Data provided –
*-*-*

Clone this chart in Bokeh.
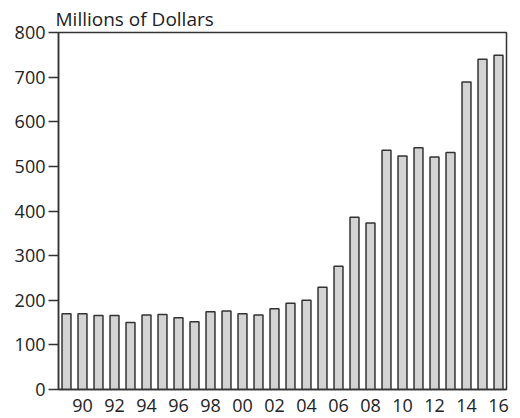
from bokeh.plotting import figure
from bokeh.models import FixedTicker, Range1d
from bokeh.embed import file_html
from bokeh.resources import INLINE

years = list(range(1989, 2017))
values = [170, 170, 166, 166, 150, 167, 168, 161, 152, 174, 176, 170, 167,
          181, 193, 200, 229, 276, 386, 373, 536, 523, 542, 521, 531, 689, 740, 749]
xtick_years = list(range(1990, 2017, 2))
xtick_labels = [str(y)[-2:] for y in xtick_years]
yticks = list(range(0, 801, 100))

FONT = "Open Sans"
TXT = "#222222"
LINE = "#333333"

p = figure(width=512, height=416, output_backend="svg", toolbar_location=None,
           x_range=Range1d(1988.5, 2016.5), y_range=Range1d(0, 800),
           min_border_left=58, min_border_right=6, min_border_top=32, min_border_bottom=27,
           title="Millions of Dollars")

p.title.align = "left"
p.title.offset = -3
p.title.standoff = 1
p.title.text_font = FONT
p.title.text_font_size = "19px"
p.title.text_font_style = "normal"
p.title.text_color = TXT

p.vbar(x=years, top=values, width=0.56, fill_color="#d3d3d3",
       line_color=LINE, line_width=1.5)

p.xgrid.visible = False
p.ygrid.visible = False
p.outline_line_color = LINE
p.outline_line_width = 1.5
p.outline_line_alpha = 1

xa = p.xaxis[0]
xa.ticker = FixedTicker(ticks=xtick_years)
xa.major_label_overrides = {y: l for y, l in zip(xtick_years, xtick_labels)}
xa.major_tick_line_color = None
xa.minor_tick_line_color = None
xa.axis_line_color = LINE
xa.axis_line_width = 1.5
xa.major_label_text_font = FONT
xa.major_label_text_font_size = "18px"
xa.major_label_text_color = TXT
xa.major_label_standoff = 3

ya = p.yaxis[0]
ya.ticker = FixedTicker(ticks=yticks)
ya.minor_tick_line_color = None
ya.major_tick_out = 10
ya.major_tick_in = 0
ya.major_tick_line_color = LINE
ya.major_tick_line_width = 1.5
ya.axis_line_color = LINE
ya.axis_line_width = 1.5
ya.major_label_text_font = FONT
ya.major_label_text_font_size = "18px"
ya.major_label_text_color = TXT
ya.major_label_standoff = 3

p.background_fill_color = "white"
p.border_fill_color = "white"

open("out.html", "w").write(file_html(p, INLINE))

*-*-*

Return the listing above word for word, with the pictures removed.

Correct output –
Clone this chart in Bokeh.
from bokeh.plotting import figure
from bokeh.models import FixedTicker, Range1d
from bokeh.embed import file_html
from bokeh.resources import INLINE

years = list(range(1989, 2017))
values = [170, 170, 166, 166, 150, 167, 168, 161, 152, 174, 176, 170, 167,
          181, 193, 200, 229, 276, 386, 373, 536, 523, 542, 521, 531, 689, 740, 749]
xtick_years = list(range(1990, 2017, 2))
xtick_labels = [str(y)[-2:] for y in xtick_years]
yticks = list(range(0, 801, 100))

FONT = "Open Sans"
TXT = "#222222"
LINE = "#333333"

p = figure(width=512, height=416, output_backend="svg", toolbar_location=None,
           x_range=Range1d(1988.5, 2016.5), y_range=Range1d(0, 800),
           min_border_left=58, min_border_right=6, min_border_top=32, min_border_bottom=27,
           title="Millions of Dollars")

p.title.align = "left"
p.title.offset = -3
p.title.standoff = 1
p.title.text_font = FONT
p.title.text_font_size = "19px"
p.title.text_font_style = "normal"
p.title.text_color = TXT

p.vbar(x=years, top=values, width=0.56, fill_color="#d3d3d3",
       line_color=LINE, line_width=1.5)

p.xgrid.visible = False
p.ygrid.visible = False
p.outline_line_color = LINE
p.outline_line_width = 1.5
p.outline_line_alpha = 1

xa = p.xaxis[0]
xa.ticker = FixedTicker(ticks=xtick_years)
xa.major_label_overrides = {y: l for y, l in zip(xtick_years, xtick_labels)}
xa.major_tick_line_color = None
xa.minor_tick_line_color = None
xa.axis_line_color = LINE
xa.axis_line_width = 1.5
xa.major_label_text_font = FONT
xa.major_label_text_font_size = "18px"
xa.major_label_text_color = TXT
xa.major_label_standoff = 3

ya = p.yaxis[0]
ya.ticker = FixedTicker(ticks=yticks)
ya.minor_tick_line_color = None
ya.major_tick_out = 10
ya.major_tick_in = 0
ya.major_tick_line_color = LINE
ya.major_tick_line_width = 1.5
ya.axis_line_color = LINE
ya.axis_line_width = 1.5
ya.major_label_text_font = FONT
ya.major_label_text_font_size = "18px"
ya.major_label_text_color = TXT
ya.major_label_standoff = 3

p.background_fill_color = "white"
p.border_fill_color = "white"

open("out.html", "w").write(file_html(p, INLINE))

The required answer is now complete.